Escherichia coli strain DH5α- Standard laboratory bacterium, widely used as chassis for synthetic biology. This bacterium is considered moderately safe, however, may cause infections and therefore has to be treated carefully.



BioBricks


We did not find urgent safety issues with our biobricks. The promoters were taken from the genome of B.subtilis 168 and are natural gene parts. Furthermore the other parts of our biobricks are parts taken from the biobricks in the registry. The Lycopene pigment is considerd food grade and thus safe. GFP and the chromoproteins used as reporters some of our constructs are widely used reporters that are considerd low risk, however we do not plan to use that in our final Food Warden system and are only used under safe conditions in the lab. Furthermore we are planning to make our final Food Warden construct without an antibiotic resistance marker.

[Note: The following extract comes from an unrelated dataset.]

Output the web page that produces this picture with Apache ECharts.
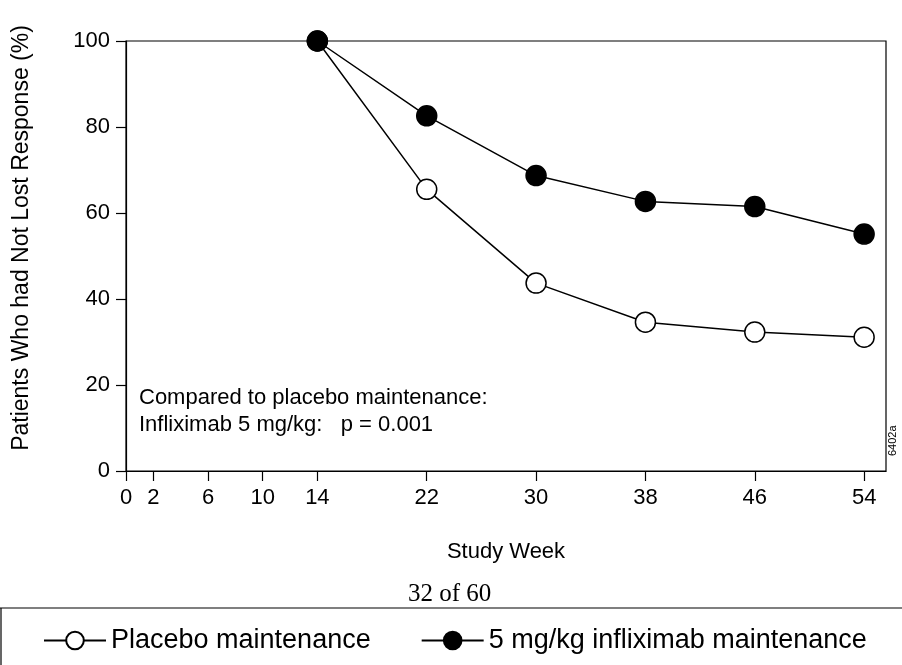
<!DOCTYPE html>
<html><head><meta charset="utf-8">
<script src="https://cdn.jsdelivr.net/npm/echarts@6/dist/echarts.min.js"></script>
<style>html,body{margin:0;padding:0;background:#fff}#main{width:902px;height:665px}</style>
</head><body><div id="main"></div>
<script>
const weeks = [14, 22, 30, 38, 46, 54];
const placebo = [100, 65.5, 43.7, 34.6, 32.3, 31.1];
const inflix = [100, 82.6, 68.7, 62.7, 61.5, 55.1];
const xTicks = [0, 2, 6, 10, 14, 22, 30, 38, 46, 54];

const chart = echarts.init(document.getElementById("main"));
const font = "Liberation Sans";
chart.setOption({
  animation: false,
  textStyle: { fontFamily: font },
  grid: { left: 126, right: 16, top: 41, bottom: 194, containLabel: false, outerBoundsMode: "none",
    show: true, borderColor: "#000", borderWidth: 1.2 },
  xAxis: {
    type: "value", min: 0, max: 55.6,
    name: "Study Week", nameLocation: "middle", nameGap: 70,
    nameTextStyle: { fontSize: 22, color: "#000" },
    axisLine: { lineStyle: { color: "#000", width: 1.2 } },
    axisTick: { show: true, inside: true, length: -10, customValues: xTicks, lineStyle: { color: "#000", width: 1.2 } },
    splitLine: { show: false },
    axisLabel: { fontSize: 22, color: "#000", margin: 16, customValues: xTicks },
  },
  yAxis: {
    type: "value", min: 0, max: 100, interval: 20,
    axisLine: { show: true, lineStyle: { color: "#000", width: 1.2 } },
    axisTick: { show: true, length: 10, lineStyle: { color: "#000", width: 1.2 } },
    splitLine: { show: false },
    axisLabel: { fontSize: 22, color: "#000", margin: 16 },
  },
  legend: {
    bottom: 6, left: 38, itemGap: 50, itemWidth: 62, itemHeight: 22,
    textStyle: { fontSize: 27, color: "#000" },
    data: ["Placebo maintenance", "5 mg/kg infliximab maintenance"],
  },
  series: [
    {
      name: "Placebo maintenance", type: "line", data: weeks.map((w, i) => [w, placebo[i]]),
      symbol: "circle", symbolSize: 20,
      lineStyle: { color: "#000", width: 1.5 },
      itemStyle: { color: "#fff", borderColor: "#000", borderWidth: 1.5 },
      z: 2,
    },
    {
      name: "5 mg/kg infliximab maintenance", type: "line", data: weeks.map((w, i) => [w, inflix[i]]),
      symbol: "circle", symbolSize: 20,
      lineStyle: { color: "#000", width: 1.5 },
      itemStyle: { color: "#000", borderColor: "#000", borderWidth: 1.5 },
      z: 3,
    },
  ],
  graphic: [
    { type: "text", x: 22, y: 238, rotation: Math.PI / 2, style: { text: "Patients Who had Not Lost Response (%)", font: "23px " + font, fill: "#000", align: "center", verticalAlign: "middle" } },
    { type: "text", left: 139, top: 384, style: { text: "Compared to placebo maintenance:\nInfliximab 5 mg/kg:   p = 0.001", font: "22px " + font, fill: "#000", lineHeight: 27 } },
    { type: "text", x: 887, y: 456, rotation: Math.PI / 2, style: { text: "6402a", font: "11px " + font, fill: "#000" } },
    { type: "text", left: 408, top: 582, style: { text: "32 of 60", font: "25px 'Liberation Serif'", fill: "#000" } },
    { type: "line", shape: { x1: 0, y1: 608, x2: 902, y2: 608 }, style: { stroke: "#000", lineWidth: 1.2 } },
    { type: "line", shape: { x1: 1, y1: 608, x2: 1, y2: 665 }, style: { stroke: "#000", lineWidth: 1.2 } },
  ],
});
</script></body></html>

All our biobricks contain simple modification that have low or no risk at all. So under normal working conditions in the lab, these biobricks should not pose any danger to the researcher.



Biosafety group


Every research facility has staff responsible for the safety of the labs where people work with GMO. The University of Groningen is no exception. There are four biological safety officers each charged with a different aspects of safety (Site manager, Microorganisms, ecology and plants, animal safety) We invited Dr. Juke Lolkema, the safety officer in charge the safety in working with microorganisms, to give a lecture about GMOs and safety in the lab. Dr. Lolkema is responsible for the maintenance of safe microbial techniques in the whole life science building (Linneausborg)of the RUG. In this lecture we given information about rules and regulation of working with GMOs and how to work safely. During this lecture we asked about the safety aspects of our project. He found no apprend safety issues, due to the nature of our GM insert and the strain of B. subtilis we planned to use. However he raised an issue we needed to address: how to kill the bacteria after use? We tried to come up with ideas to adress this problem and found a good solution: a internal kill switch that is triggered by the a strong promotor of for example a stress factor or sporulation gene. More detail on this solution are found on the evironmental safety page.
After the lecture Dr. Lolkema made an inspection of our lab. No possible safety problems were found.

The safety lectures by the experts provided us with a good understanding into the safety of working in a laboratory. By working in accordens to the safety rule and the use of good commen sense, we provided a safe working environment for the researchers on the 2012 Groningen iGEM team.